-- BEGIN Collected data --

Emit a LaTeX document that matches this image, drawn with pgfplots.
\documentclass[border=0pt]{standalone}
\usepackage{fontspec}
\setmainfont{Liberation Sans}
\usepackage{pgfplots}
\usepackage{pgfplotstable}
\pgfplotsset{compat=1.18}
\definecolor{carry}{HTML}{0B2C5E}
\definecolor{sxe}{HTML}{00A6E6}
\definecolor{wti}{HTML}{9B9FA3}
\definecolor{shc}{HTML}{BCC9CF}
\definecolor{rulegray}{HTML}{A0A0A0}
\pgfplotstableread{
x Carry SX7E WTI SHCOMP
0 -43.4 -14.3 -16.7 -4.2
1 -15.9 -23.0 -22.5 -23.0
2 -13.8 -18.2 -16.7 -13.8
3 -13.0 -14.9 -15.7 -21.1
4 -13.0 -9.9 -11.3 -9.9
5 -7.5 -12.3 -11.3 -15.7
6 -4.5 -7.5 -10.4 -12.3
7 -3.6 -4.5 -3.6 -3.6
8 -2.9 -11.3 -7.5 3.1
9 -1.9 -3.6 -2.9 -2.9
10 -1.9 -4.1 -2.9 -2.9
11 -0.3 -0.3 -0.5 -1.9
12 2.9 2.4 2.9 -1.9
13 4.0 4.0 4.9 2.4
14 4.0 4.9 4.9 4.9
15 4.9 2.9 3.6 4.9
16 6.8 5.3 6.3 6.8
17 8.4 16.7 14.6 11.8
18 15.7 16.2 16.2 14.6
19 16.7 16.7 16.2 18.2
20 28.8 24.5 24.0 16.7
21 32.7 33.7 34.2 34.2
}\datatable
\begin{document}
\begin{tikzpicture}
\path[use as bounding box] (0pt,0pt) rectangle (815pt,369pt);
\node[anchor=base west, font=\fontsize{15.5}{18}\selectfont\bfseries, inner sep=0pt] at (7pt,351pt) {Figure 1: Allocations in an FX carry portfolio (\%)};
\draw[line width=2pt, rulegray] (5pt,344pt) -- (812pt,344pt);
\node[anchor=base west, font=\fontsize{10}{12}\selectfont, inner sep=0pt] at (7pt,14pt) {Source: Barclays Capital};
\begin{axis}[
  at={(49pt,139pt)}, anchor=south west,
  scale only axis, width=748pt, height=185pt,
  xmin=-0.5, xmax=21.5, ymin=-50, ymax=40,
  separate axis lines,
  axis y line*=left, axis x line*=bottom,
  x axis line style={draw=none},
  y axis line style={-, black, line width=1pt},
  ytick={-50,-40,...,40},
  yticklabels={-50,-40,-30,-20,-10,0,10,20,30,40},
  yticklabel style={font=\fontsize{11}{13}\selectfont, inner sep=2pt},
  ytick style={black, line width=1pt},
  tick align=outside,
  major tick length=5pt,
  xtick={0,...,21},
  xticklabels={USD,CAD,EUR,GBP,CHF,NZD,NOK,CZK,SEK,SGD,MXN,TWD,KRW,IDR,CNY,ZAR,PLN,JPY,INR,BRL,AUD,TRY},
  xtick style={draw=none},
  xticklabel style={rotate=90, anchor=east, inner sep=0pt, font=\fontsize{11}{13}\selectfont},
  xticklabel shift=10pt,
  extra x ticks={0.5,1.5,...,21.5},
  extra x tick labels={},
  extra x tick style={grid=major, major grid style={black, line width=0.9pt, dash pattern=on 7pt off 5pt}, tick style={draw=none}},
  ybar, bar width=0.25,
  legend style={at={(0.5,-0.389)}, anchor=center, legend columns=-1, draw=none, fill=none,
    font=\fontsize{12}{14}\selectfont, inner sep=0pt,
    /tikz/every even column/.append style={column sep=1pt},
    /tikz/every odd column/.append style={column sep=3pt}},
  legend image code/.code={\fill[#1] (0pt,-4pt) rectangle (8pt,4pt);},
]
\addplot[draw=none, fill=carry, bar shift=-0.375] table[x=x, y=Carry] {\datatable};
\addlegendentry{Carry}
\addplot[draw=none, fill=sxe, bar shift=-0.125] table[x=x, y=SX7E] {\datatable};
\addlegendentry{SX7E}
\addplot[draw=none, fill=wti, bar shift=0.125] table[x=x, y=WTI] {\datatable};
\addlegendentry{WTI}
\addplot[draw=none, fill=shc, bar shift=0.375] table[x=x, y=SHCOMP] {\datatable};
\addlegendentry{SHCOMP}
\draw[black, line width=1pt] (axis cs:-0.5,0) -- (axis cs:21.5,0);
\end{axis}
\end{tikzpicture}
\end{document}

-- END Collected data --

• **Short exercise**:
Only the number is needed: state how many lines in the listing contain "image".

• **The response**:
2